WRITTEN PROBLEM – Find the string "matplotlib" in the data, then copy every line where it is found.

DATASET CONTENT –
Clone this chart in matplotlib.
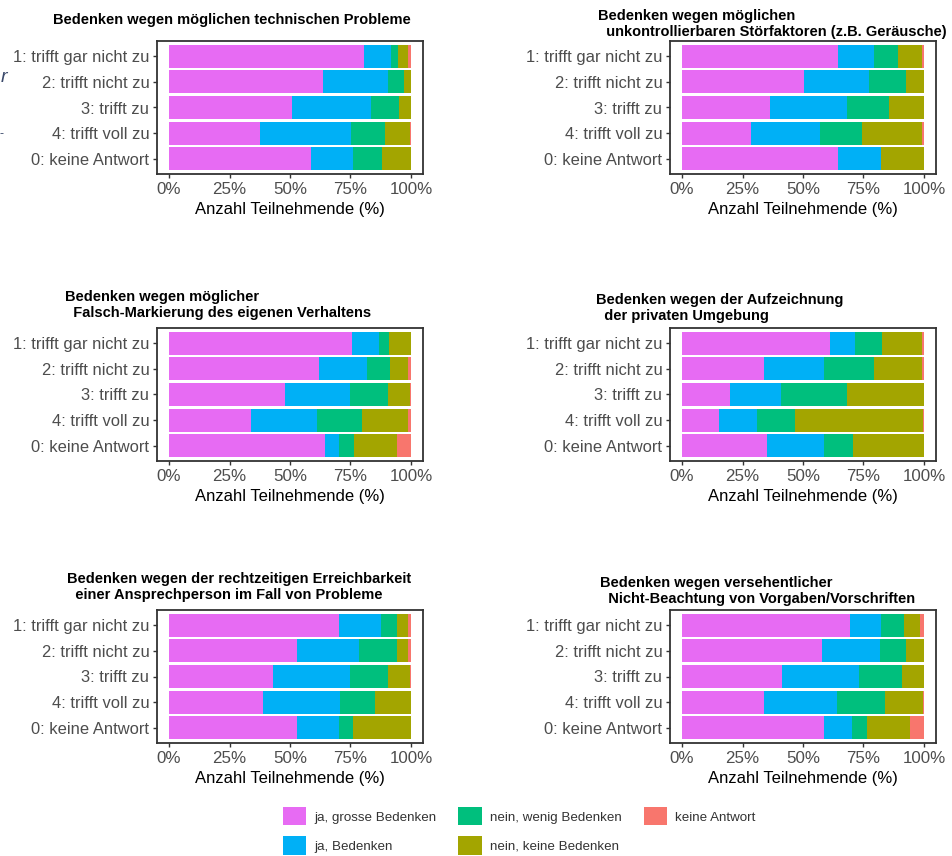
import numpy as np
import matplotlib
matplotlib.use("Agg")
import matplotlib.pyplot as plt
from matplotlib.patches import Patch

plt.rcParams['font.family'] = ['Liberation Sans', 'DejaVu Sans']

# Antwortkategorien (von oben nach unten)
categories = ["1: trifft gar nicht zu", "2: trifft nicht zu", "3: trifft zu",
              "4: trifft voll zu", "0: keine Antwort"]
levels = ["ja, grosse Bedenken", "ja, Bedenken", "nein, wenig Bedenken",
          "nein, keine Bedenken", "keine Antwort"]
colors = ["#E76BF3", "#00B0F6", "#00BF7D", "#A3A500", "#F8766D"]
x_ticks = [0, 25, 50, 75, 100]
x_ticklabels = ["0%", "25%", "50%", "75%", "100%"]

# Anteile (%) je Zeile: grosse, Bedenken, wenig, keine, keine Antwort
technik = [[80.4, 11.4, 2.9, 4.3, 1.0],
           [63.5, 27.2, 6.4, 2.9, 0.0],
           [50.8, 32.6, 11.5, 5.1, 0.0],
           [37.4, 37.9, 14.0, 10.3, 0.4],
           [58.7, 17.4, 12.0, 11.9, 0.0]]
stoerfaktoren = [[64.6, 14.6, 10.0, 10.0, 0.8],
                 [50.6, 26.8, 15.2, 7.4, 0.0],
                 [36.2, 31.8, 17.7, 14.3, 0.0],
                 [28.5, 28.4, 17.4, 24.9, 0.8],
                 [64.6, 17.8, 0.0, 17.6, 0.0]]
falschmarkierung = [[75.7, 10.9, 4.3, 9.1, 0.0],
                    [62.1, 19.7, 9.7, 7.3, 1.2],
                    [48.1, 26.9, 15.7, 8.9, 0.4],
                    [33.7, 27.5, 18.5, 19.1, 1.2],
                    [64.6, 5.6, 6.1, 17.9, 5.8]]
aufzeichnung = [[61.2, 10.1, 11.4, 16.5, 0.8],
                [34.0, 24.6, 20.8, 19.8, 0.8],
                [19.9, 21.0, 27.1, 32.0, 0.0],
                [15.4, 15.6, 15.6, 53.1, 0.3],
                [35.3, 23.3, 11.9, 29.5, 0.0]]
erreichbarkeit = [[70.2, 17.3, 6.6, 4.9, 1.0],
                  [52.8, 25.9, 15.4, 4.9, 1.0],
                  [43.1, 31.8, 15.6, 9.1, 0.4],
                  [38.8, 31.8, 14.4, 15.0, 0.0],
                  [52.8, 17.4, 5.9, 23.9, 0.0]]
vorschriften = [[69.3, 13.1, 9.4, 6.6, 1.6],
                [58.0, 23.8, 10.8, 7.4, 0.0],
                [41.2, 31.8, 17.9, 9.1, 0.0],
                [34.0, 30.1, 20.0, 15.6, 0.3],
                [58.6, 11.8, 6.1, 17.7, 5.8]]

titles = ["Bedenken wegen möglichen technischen Probleme",
          "Bedenken wegen möglichen\n  unkontrollierbaren Störfaktoren (z.B. Geräusche)",
          "Bedenken wegen möglicher\n  Falsch-Markierung des eigenen Verhaltens",
          "Bedenken wegen der Aufzeichnung\n  der privaten Umgebung",
          "Bedenken wegen der rechtzeitigen Erreichbarkeit\n  einer Ansprechperson im Fall von Probleme",
          "Bedenken wegen versehentlicher\n  Nicht-Beachtung von Vorgaben/Vorschriften"]
datasets = [technik, stoerfaktoren, falschmarkierung, aufzeichnung, erreichbarkeit, vorschriften]

W, H = 953, 856
fig = plt.figure(figsize=(W / 100, H / 100), dpi=100)

# Pixel-Layout: (Achse links, oben) und Titelposition (links, oben)
ax_pos = [(157, 41), (670, 41), (157, 328), (670, 328), (157, 610), (670, 610)]
title_pos = [(53, 13), (598, 9), (65, 290), (596, 293), (67, 572), (600, 576)]
ax_w, ax_h = 266, 133

for i, (data, title) in enumerate(zip(datasets, titles)):
    x0, y0 = ax_pos[i]
    ax = fig.add_axes([x0 / W, 1 - (y0 + ax_h) / H, ax_w / W, ax_h / H])
    vals = np.array(data)
    y = np.arange(len(categories))
    left = np.zeros(len(categories))
    for j in range(len(levels)):
        ax.barh(y, vals[:, j], left=left, height=0.9, color=colors[j], linewidth=0)
        left += vals[:, j]
    ax.set_xlim(-5, 105)
    ax.set_ylim(len(categories) - 0.4, -0.6)
    ax.set_yticks(y)
    ax.set_yticklabels(categories, fontsize=11.9, color="#4D4D4D")
    ax.set_xticks(x_ticks)
    ax.set_xticklabels(x_ticklabels, fontsize=12.2, color="#4D4D4D")
    ax.tick_params(length=3, width=1, color="#333333", pad=2.5)
    for s in ax.spines.values():
        s.set_color("#333333")
        s.set_linewidth(1.3)
    ax.set_xlabel("Anzahl Teilnehmende (%)", fontsize=12, color="black", labelpad=4)
    tx, ty = title_pos[i]
    fig.text(tx / W, 1 - ty / H, title, ha="left", va="top", fontsize=10.5,
             fontweight="bold", color="black", linespacing=1.17, multialignment="left")

# Reste am linken Rand
fig.text(1 / W, 1 - 77 / H, "r", fontsize=14, style="italic", color="#3B4A6B", va="center")
fig.text(0, 1 - 134 / H, "-", fontsize=9, color="#3B4A6B", va="center", ha="left")

handles = [Patch(facecolor=c, edgecolor="none") for c in colors]
fig.legend(handles, levels, ncol=3, loc="upper left",
           bbox_to_anchor=(271 / W, 1 - 795 / H), frameon=False, fontsize=9.6,
           handlelength=1.75, handleheight=1.75, handletextpad=0.6,
           columnspacing=1.65, labelspacing=0.8, labelcolor="#333333")

fig.savefig("out.png", dpi=100)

SOLUTION FOR THIS TASK –
Clone this chart in matplotlib.
import matplotlib
matplotlib.use("Agg")
import matplotlib.pyplot as plt
from matplotlib.patches import Patch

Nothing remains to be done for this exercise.